Question

# An investor has two bonds in his portfolio that have a face value of \$1,000 and...

An investor has two bonds in his portfolio that have a face value of \$1,000 and pay a 9% annual coupon. Bond L matures in 13 years, while Bond S matures in 1 year.

Assume that only one more interest payment is to be made on Bond S at its maturity and that 13 more payments are to be made on Bond L.
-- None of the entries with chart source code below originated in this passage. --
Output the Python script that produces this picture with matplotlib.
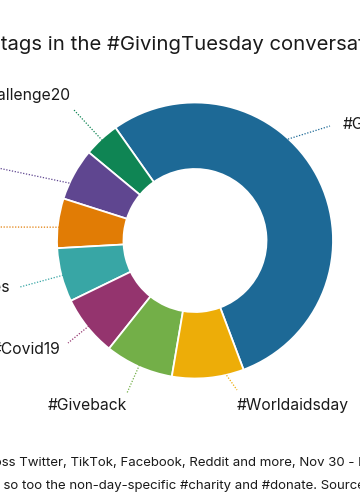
import numpy as np
import matplotlib
matplotlib.use("Agg")
import matplotlib.pyplot as plt

# share of hashtag mentions (%), in drawing order (counterclockwise from the big slice)
tags = ["#GivingTuesday", "#GivingTuesdayChallenge20", "#Charity", "#Donate",
        "#SmallBusinesses", "#Covid19", "#Giveback", "#Worldaidsday"]
share = [54.0, 4.2, 6.1, 5.8, 6.3, 7.1, 8.0, 8.4]
colors = ["#1D6996", "#0F8554", "#5F4690", "#E17C05",
          "#38A6A5", "#94346E", "#73AF48", "#EDAD08"]

title = "Top hashtags in the #GivingTuesday conversation"
caption1 = "Share of hashtag mentions across Twitter, TikTok, Facebook, Reddit and more, Nov 30 - Dec 2"
caption2 = "#Covid19 and #Worldaidsday featured, and so too the non-day-specific #charity and #donate. Source: Pulsar"

# layout (pixel space, y up)
cx, cy = 195, 259.5
r_out, r_in = 138, 71.5
# leader: anchor angle override (None = wedge middle), end point, text point, alignment
anchor_ang = [58.6, None, None, None, None, None, None, None]
lead_end = [(330, 374), (74, 390), (-2, 332), (-2, 273), (20, 213), (68, 157), (127, 107), (237, 110)]
lab_pos = [(343, 375), (71, 400), (-8, 332), (-8, 273), (10, 212), (60, 150), (127, 102), (237, 102)]
lab_ha = ["left", "right", "right", "right", "right", "right", "right", "left"]
lab_va = ["center", "baseline", "center", "center", "center", "center", "top", "top"]

plt.rcParams["font.family"] = ["Inter", "DejaVu Sans"]
fig = plt.figure(figsize=(3.6, 5), dpi=100)
ax = fig.add_axes([0, 0, 1, 1])

wedges, _ = ax.pie(share, colors=colors, center=(cx, cy), radius=r_out,
                   startangle=-69.4, counterclock=True,
                   wedgeprops=dict(width=r_out - r_in, edgecolor="white", linewidth=1.3))

for i, w in enumerate(wedges):
    a = anchor_ang[i]
    if a is None:
        a = (w.theta1 + w.theta2) / 2
    r_mid = (r_out + r_in) / 2
    x0 = cx + r_mid * np.cos(np.radians(a))
    y0 = cy + r_mid * np.sin(np.radians(a))
    x1, y1 = lead_end[i]
    ax.plot([x0, x1], [y0, y1], color=colors[i], lw=0.9, ls=(0, (1, 1.3)), zorder=3)
    ax.text(lab_pos[i][0], lab_pos[i][1], tags[i], ha=lab_ha[i], va=lab_va[i],
            fontsize=11.3, color="#1a1a1a")

ax.set_xlim(0, 360)
ax.set_ylim(0, 500)
ax.set_aspect("auto")
ax.axis("off")

# texts that run past the crop: place so the visible part lands where it should
renderer = fig.canvas.get_renderer()


def width_px(s, size):
    t = ax.text(0, 0, s, fontsize=size)
    w = t.get_window_extent(renderer).width
    t.remove()
    return w


ax.text(1 - width_px("Top hash", 14.6), 455, title, fontsize=14.6, va="center", color="#1a1a1a")
ax.text(2 - width_px("Share of hashtag mentions acro", 9.5), 37, caption1, fontsize=9.5, va="center", color="#1a1a1a")
ax.text(4 - width_px("#Covid19 and #Worldaidsday featured, and ", 9.5), 14, caption2, fontsize=9.5, va="center", color="#1a1a1a")

fig.savefig("out.png", dpi=100)
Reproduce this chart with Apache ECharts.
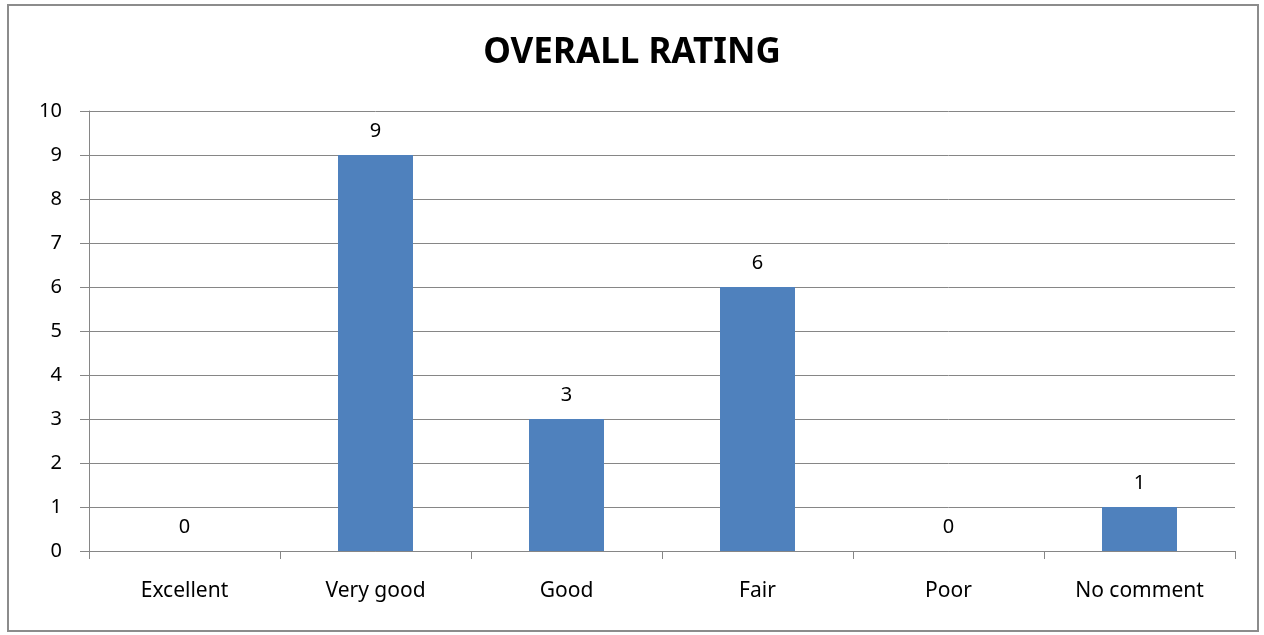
<!DOCTYPE html>
<html>
<head>
<meta charset="utf-8">
<script src="https://cdn.jsdelivr.net/npm/echarts@6/dist/echarts.min.js"></script>
<style>
  html, body { margin: 0; padding: 0; background: #fff; }
  #chart { width: 1264px; height: 635px; }
</style>
</head>
<body>
<div id="chart"></div>
<script>
var categories = ['Excellent', 'Very good', 'Good', 'Fair', 'Poor', 'No comment'];
var ratings = [0, 9, 3, 6, 0, 1];
var yTicks = { min: 0, max: 10, interval: 1 };

var myChart = echarts.init(document.getElementById('chart'));
var fontName = 'Noto Sans';

var option = {
  animation: false,
  backgroundColor: '#fff',
  title: {
    text: 'OVERALL RATING',
    left: 'center',
    top: 31,
    textStyle: { fontFamily: fontName, fontSize: 35, fontWeight: 'bold', color: '#000' }
  },
  graphic: [{
    type: 'rect',
    shape: { x: 8, y: 5, width: 1250, height: 626 },
    style: { fill: 'none', stroke: '#8c8c8c', lineWidth: 2 },
    silent: true
  }],
  grid: { left: 89, right: 29, top: 111, bottom: 84 },
  xAxis: {
    type: 'category',
    data: categories,
    axisLine: { lineStyle: { color: '#868686' } },
    axisTick: { show: true, length: 8, lineStyle: { color: '#868686' } },
    axisLabel: { margin: 30, color: '#000', fontFamily: fontName, fontSize: 21 }
  },
  yAxis: {
    type: 'value',
    min: yTicks.min,
    max: yTicks.max,
    interval: yTicks.interval,
    axisLine: { show: true, lineStyle: { color: '#868686' } },
    axisTick: { show: true, length: 9, lineStyle: { color: '#868686' } },
    axisLabel: { margin: 27, color: '#000', fontFamily: fontName, fontSize: 20 },
    splitLine: { lineStyle: { color: '#868686', width: 1 } }
  },
  series: [{
    type: 'bar',
    data: ratings,
    barWidth: 75,
    itemStyle: { color: '#4f81bd' },
    label: {
      show: true,
      position: 'top',
      distance: 14,
      color: '#000',
      fontFamily: fontName,
      fontSize: 20
    }
  }]
};

myChart.setOption(option);
window.addEventListener('resize', function() {
  myChart.resize();
});
</script>
</body>
</html>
1. What will the value of the Bond L be if the going interest rate is 6%? Round your answer to the nearest cent.
\$

What will the value of the Bond S be if the going interest rate is 6%? Round your answer to the nearest cent.
\$

What will the value of the Bond L be if the going interest rate is 9%? Round your answer to the nearest cent.
\$

What will the value of the Bond S be if the going interest rate is 9%? Round your answer to the nearest cent.
\$

What will the value of the Bond L be if the going interest rate is 14%? Round your answer to the nearest cent.
\$

What will the value of the Bond S be if the going interest rate is 14%? Round your answer to the nearest cent.
\$
2. Why does the longer-term bond’s price vary more than the price of the shorter-term bond when interest rates change?
1. Long-term bonds have lower interest rate risk than do short-term bonds.
2. Long-term bonds have lower reinvestment rate risk than do short-term bonds.
3. The change in price due to a change in the required rate of return increases as a bond's maturity decreases.
4. Long-term bonds have greater interest rate risk than do short-term bonds.
5. The change in price due to a change in the required rate of return decreases as a bond's maturity increases.